__Given data__:
+ + + + +
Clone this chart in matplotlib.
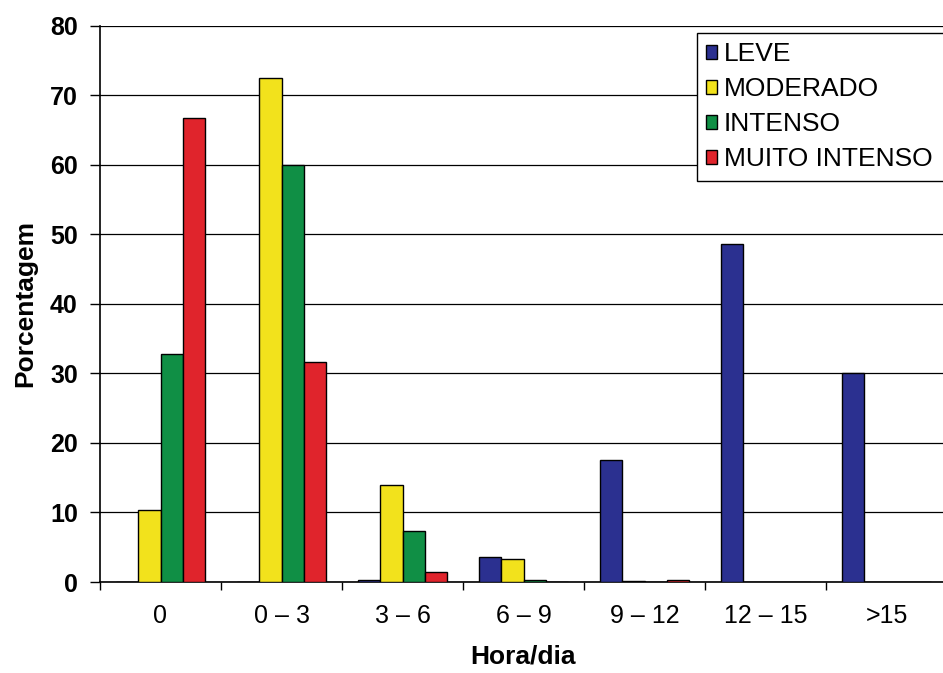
import matplotlib
matplotlib.use("Agg")
import matplotlib.pyplot as plt
import numpy as np

plt.rcParams['font.family'] = ['Liberation Sans', 'DejaVu Sans']

categories = ["0", "0 – 3", "3 – 6", "6 – 9", "9 – 12", "12 – 15", ">15"]
series_names = ["LEVE", "MODERADO", "INTENSO", "MUITO INTENSO"]
leve = [0.0, 0.0, 0.3, 3.6, 17.5, 48.6, 30.0]
moderado = [10.3, 72.4, 14.0, 3.3, 0.2, 0.0, 0.0]
intenso = [32.8, 60.0, 7.3, 0.3, 0.0, 0.0, 0.0]
muito_intenso = [66.7, 31.6, 1.5, 0.0, 0.3, 0.0, 0.0]
yticks = [0, 10, 20, 30, 40, 50, 60, 70, 80]

colors = ["#2b3090", "#f2e21c", "#108f45", "#e0242c"]
series = [leve, moderado, intenso, muito_intenso]

fig = plt.figure(figsize=(9.43, 6.73), dpi=100)
ax = fig.add_axes([100 / 943, 91 / 673, 847 / 943, 556.5 / 673])

x = np.arange(len(categories))
w = 0.182
for i, (vals, name, c) in enumerate(zip(series, series_names, colors)):
    ax.bar(x + (i - 1.5) * w, vals, width=w, color=c, edgecolor="black",
           linewidth=1.0, label=name, zorder=3)

ax.set_xlim(-0.5, len(categories) - 0.5)
ax.set_ylim(0, 80)
ax.set_yticks(yticks)
ax.set_yticklabels([str(t) for t in yticks], fontsize=18, fontweight="bold")
ax.yaxis.grid(True, color="black", linewidth=0.9, zorder=0)
ax.set_axisbelow(True)

# category labels sit between boundary ticks
ax.set_xticks(np.arange(len(categories) + 1) - 0.5)
ax.set_xticklabels([])
ax.set_xticks(x, minor=True)
ax.set_xticklabels(categories, minor=True, fontsize=18)
ax.tick_params(axis="x", which="minor", length=0, pad=16)
ax.tick_params(axis="x", which="major", length=6, width=1, color="black")
ax.tick_params(axis="y", length=7, width=1, pad=9)

ax.spines["right"].set_visible(False)
ax.spines["top"].set_visible(False)
ax.spines["left"].set_linewidth(1.2)
ax.spines["bottom"].set_linewidth(1.2)

ax.set_ylabel("Porcentagem", fontsize=19, fontweight="bold")
ax.yaxis.set_label_coords(-0.074, 0.5)
ax.set_xlabel("Hora/dia", fontsize=19, fontweight="bold")
ax.xaxis.set_label_coords(0.5, -0.113)

# legend box runs past the right edge of the figure
leg = ax.legend(loc="upper left",
                bbox_to_anchor=(697 / 943, 1 - 33 / 673, 260 / 943, 0),
                bbox_transform=fig.transFigure, mode="expand", fontsize=19,
                frameon=True, fancybox=False, framealpha=1.0,
                handlelength=0.42, handleheight=0.42, handletextpad=0.25,
                labelspacing=0.42, borderpad=0.35, borderaxespad=0)
leg.get_frame().set_edgecolor("black")
leg.get_frame().set_linewidth(1.0)

fig.savefig("out.png", dpi=100)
+ + + + +
__Work required__:
Please quote the lines of the material, beginning with the first and ending with the one that contains "ax.xaxis.set_label_coords(0.5, -0.113)", exactly as written and without any pictures.

__Output__:
Clone this chart in matplotlib.
import matplotlib
matplotlib.use("Agg")
import matplotlib.pyplot as plt
import numpy as np

plt.rcParams['font.family'] = ['Liberation Sans', 'DejaVu Sans']

categories = ["0", "0 – 3", "3 – 6", "6 – 9", "9 – 12", "12 – 15", ">15"]
series_names = ["LEVE", "MODERADO", "INTENSO", "MUITO INTENSO"]
leve = [0.0, 0.0, 0.3, 3.6, 17.5, 48.6, 30.0]
moderado = [10.3, 72.4, 14.0, 3.3, 0.2, 0.0, 0.0]
intenso = [32.8, 60.0, 7.3, 0.3, 0.0, 0.0, 0.0]
muito_intenso = [66.7, 31.6, 1.5, 0.0, 0.3, 0.0, 0.0]
yticks = [0, 10, 20, 30, 40, 50, 60, 70, 80]

colors = ["#2b3090", "#f2e21c", "#108f45", "#e0242c"]
series = [leve, moderado, intenso, muito_intenso]

fig = plt.figure(figsize=(9.43, 6.73), dpi=100)
ax = fig.add_axes([100 / 943, 91 / 673, 847 / 943, 556.5 / 673])

x = np.arange(len(categories))
w = 0.182
for i, (vals, name, c) in enumerate(zip(series, series_names, colors)):
    ax.bar(x + (i - 1.5) * w, vals, width=w, color=c, edgecolor="black",
           linewidth=1.0, label=name, zorder=3)

ax.set_xlim(-0.5, len(categories) - 0.5)
ax.set_ylim(0, 80)
ax.set_yticks(yticks)
ax.set_yticklabels([str(t) for t in yticks], fontsize=18, fontweight="bold")
ax.yaxis.grid(True, color="black", linewidth=0.9, zorder=0)
ax.set_axisbelow(True)

# category labels sit between boundary ticks
ax.set_xticks(np.arange(len(categories) + 1) - 0.5)
ax.set_xticklabels([])
ax.set_xticks(x, minor=True)
ax.set_xticklabels(categories, minor=True, fontsize=18)
ax.tick_params(axis="x", which="minor", length=0, pad=16)
ax.tick_params(axis="x", which="major", length=6, width=1, color="black")
ax.tick_params(axis="y", length=7, width=1, pad=9)

ax.spines["right"].set_visible(False)
ax.spines["top"].set_visible(False)
ax.spines["left"].set_linewidth(1.2)
ax.spines["bottom"].set_linewidth(1.2)

ax.set_ylabel("Porcentagem", fontsize=19, fontweight="bold")
ax.yaxis.set_label_coords(-0.074, 0.5)
ax.set_xlabel("Hora/dia", fontsize=19, fontweight="bold")
ax.xaxis.set_label_coords(0.5, -0.113)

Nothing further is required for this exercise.